Sharp era um homem de múltiplos talentos, músico, polemista, exegeta bíblico, empreendedor, apoiado por irmãos de espírito igualmente filantrópico que o sustentaram para que ele se dedicasse integralmente à causa. Obteve as primeiras vitórias judiciais na defesa de negros contra seus proprietários na Inglaterra, e notadamente contra os donos do navio Zong, que simplesmente atiraram escravos em alto mar para morrer, com o intuito de obter uma indenização do seguro por “carga perdida”. Foi também o idealizador e pioneiro de um empreendimento libertário e em grande medida utópico, a colônia de negros resgatados que hoje é o país africano de Serra Leoa.

O jovem estudante Thomas Clarkson, após a obtenção do prêmio literário, tornou-se o maior ativista da abolição da escravatura, em uma atuação de mais de quatro décadas percorrendo cerca de 56 mil quilômetros a cavalo, buscando testemunhas sobre a escravidão nos portos ingleses, coletando milhares de assinaturas em centenas de petições e formando núcleos abolicionistas em toda a Grã-Bretanha.

Para conter a portentosa saga abolicionista nos limites de um artigo, vou apenas citar mais alguns fatos e personagens do livro que não se pode deixar de mencionar.

O africano Olauddah Equiano teve uma vida excepcional, e embora não fosse um dos doze abolicionistas brancos, afirmou a sua dignidade e valor saindo da condição de escravo até se tornar escritor de sucesso das próprias peripécias (chegou a estar em expedição no Polo Norte), perfeitamente integrado na sociedade inglesa através do mérito e do casamento.
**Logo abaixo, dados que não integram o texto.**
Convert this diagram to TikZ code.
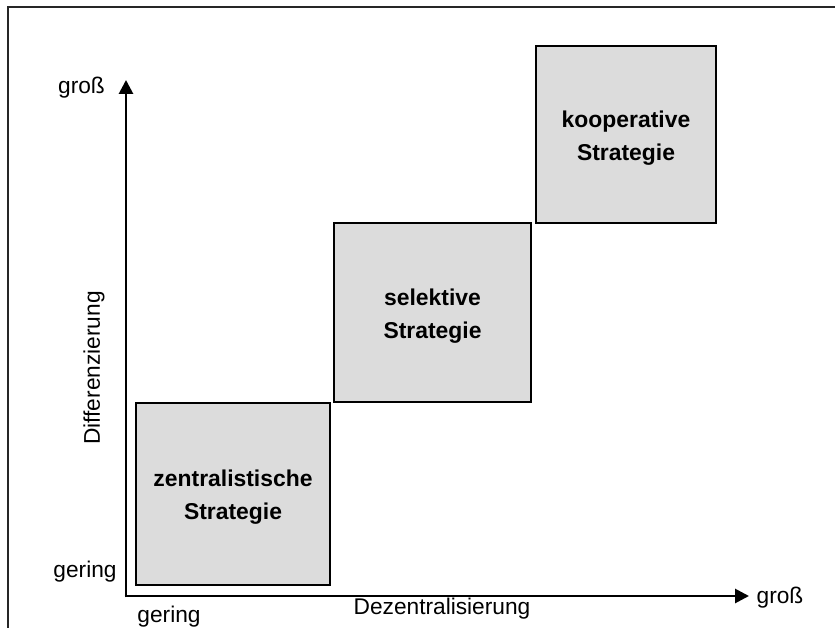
\documentclass[tikz,border=0pt]{standalone}
\usepackage{fontspec}
\setmainfont{Liberation Sans}
\usetikzlibrary{arrows.meta}
\definecolor{boxfill}{HTML}{DCDCDC}
\tikzset{
  strategy/.style={draw=black, line width=2.2pt, fill=boxfill, inner sep=0pt},
  strategytext/.style={align=center, inner sep=0pt,
    font=\bfseries\fontsize{22.9}{33}\selectfont},
  axis/.style={line width=2.8pt, -{Triangle[length=14pt,width=14pt]}},
  lbl/.style={inner sep=0pt, font=\fontsize{22.7}{27}\selectfont},
  frame/.style={line width=2pt, draw=black!85}
}
\begin{document}
\begin{tikzpicture}[x=1pt, y=-1pt]
  \useasboundingbox (0,0) rectangle (835,628);
  % outer frame (top and left edges)
  \draw[frame] (8,628) -- (8,7) -- (835,7);

  % axes
  \coordinate (origin) at (126,596);
  \coordinate (ytip) at (126,80);
  \coordinate (xtip) at (749,596);
  \draw[axis] (126,597.4) -- (ytip);
  \draw[axis] (124.6,596) -- (xtip);

  % strategy boxes
  \node[strategy, minimum width=194pt, minimum height=182pt] (zentral) at (233,494) {};
  \node[strategy, minimum width=197pt, minimum height=179pt] (selektiv) at (432.5,312.5) {};
  \node[strategy, minimum width=180pt, minimum height=177pt] (koop) at (626,134.5) {};
  \node[strategytext] (zentral-text) at ([yshift=-3pt]zentral.center) {zentralistische\\Strategie};
  \node[strategytext] (selektiv-text) at ([yshift=-4pt]selektiv.center) {selektive\\Strategie};
  \node[strategytext] (koop-text) at ([yshift=-3.5pt]koop.center) {kooperative\\Strategie};

  % axis labels
  \node[lbl] (ygross) at (81.5,88) {groß};
  \node[lbl] (ygering) at (85,572) {gering};
  \node[lbl] (xgering) at (169,617) {gering};
  \node[lbl] (xgross) at (780,598) {groß};
  \node[lbl] (xname) at (442,609) {Dezentralisierung};
  \node[lbl, rotate=90] (yname) at (94,368) {Differenzierung};
\end{tikzpicture}
\end{document}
Até hoje o livro de Equiano (A Interessante Narrativa da Vida de Olaudah Equiano, Editora 34) continua ganhando leitores e se encontra na maior parte das livrarias.

As mulheres, que não votavam, foram muito sensíveis à causa a ponto de realizarem grandes boicotes contra o consumo de açúcar. A mais notável delas foi Elizabeth Heyrick, uma viúva culta que escrevia e publicava panfletos pregando a abolição imediata, desafiando o gradualismo dos mais moderados – ou realistas.

O fato é que a abolição teve várias etapas, sendo a primeira a abolição do tráfico em 1807. Havia muitos problemas no caminho, questões políticas, de propriedade, de relações internacionais, guerras, e foram décadas de embates no Parlamento até se obter a libertação dos escravos em todas as colônias inglesas, em 1838.

É interessantíssimo saber que os instrumentos que hoje conhecemos e utilizamos no ativismo e na resistência pacífica foram os instrumentos usados: panfletos, boicotes, petições, debates, protestos, lobby, artigos de jornais. Havia na Inglaterra outras condições predisponentes: um parlamento mais forte que o Rei, livre expressão, boas estradas, cafeterias, livrarias. Os abolicionistas tinham encontros frequentes e procuravam morar próximos uns dos outros. Outro fato: homens ingleses enfrentavam o recrutamento forçado pela Marinha, rapto puro e simples, que consequentemente levava muitos a terem empatia pelos escravos.

Na conclusão do livro Hochschild ressalta que a abolição não significou o fim da injustiça, mas que sem a vitória inicial contra a escravidão outras lutas não seriam possíveis. É uma medida do progresso humano que, hoje, escravizar pessoas seja considerado crime contra a humanidade. Um dos juízes que julgou o ex-ditador da Iugoslávia, Slobodan Milosevic, por crimes de guerra foi um descendente de escravos, o jamaicano Patrick Robinson. O capítulo segue descrevendo marcos remanescentes da escravidão no Atlântico, um cenário que evoca a violência, os contrastes e a pobreza persistente, mas onde ao final de tudo existe educação quase universalizada, serviços públicos de saúde e progresso para os descendentes daqueles que sofreram e lutaram contra a escravidão. Hochschild comenta que há poucos marcos comemorativos da abolição em Londres, mas para ele o mais significativo é que organizações de direitos humanos que atualmente lutam contra outras formas de violência e servidão “descendem” do Comitê abolicionista da rua George Yard, 2.

Para o autor, o desafio enfrentado pelos abolicionistas era tão tremendo quanto é hoje o desafio de enfrentar a enorme lacuna entre nações ricas e pobres, as guerras e as armas nucleares etc. Acrescenta que sem a indignação e a crença em uma solução, nenhuma mudança é possível. E encerra afirmando que aqueles homens profundamente religiosos acreditaram sobretudo na capacidade humana de empatia, no não conformismo, e em ser possível mobilizar as pessoas simplesmente mostrando-lhes a realidade. As jornadas de milhares de quilômetros ao longo de décadas realizadas por Clarkson, o realismo dos grilhões e torniquetes que ele carregava para todo lugar, os inúmeros depoimentos que ele colheu daqueles que testemunharam a crueldade e horror da escravidão exerceram um papel fundamental nessa grande transformação social.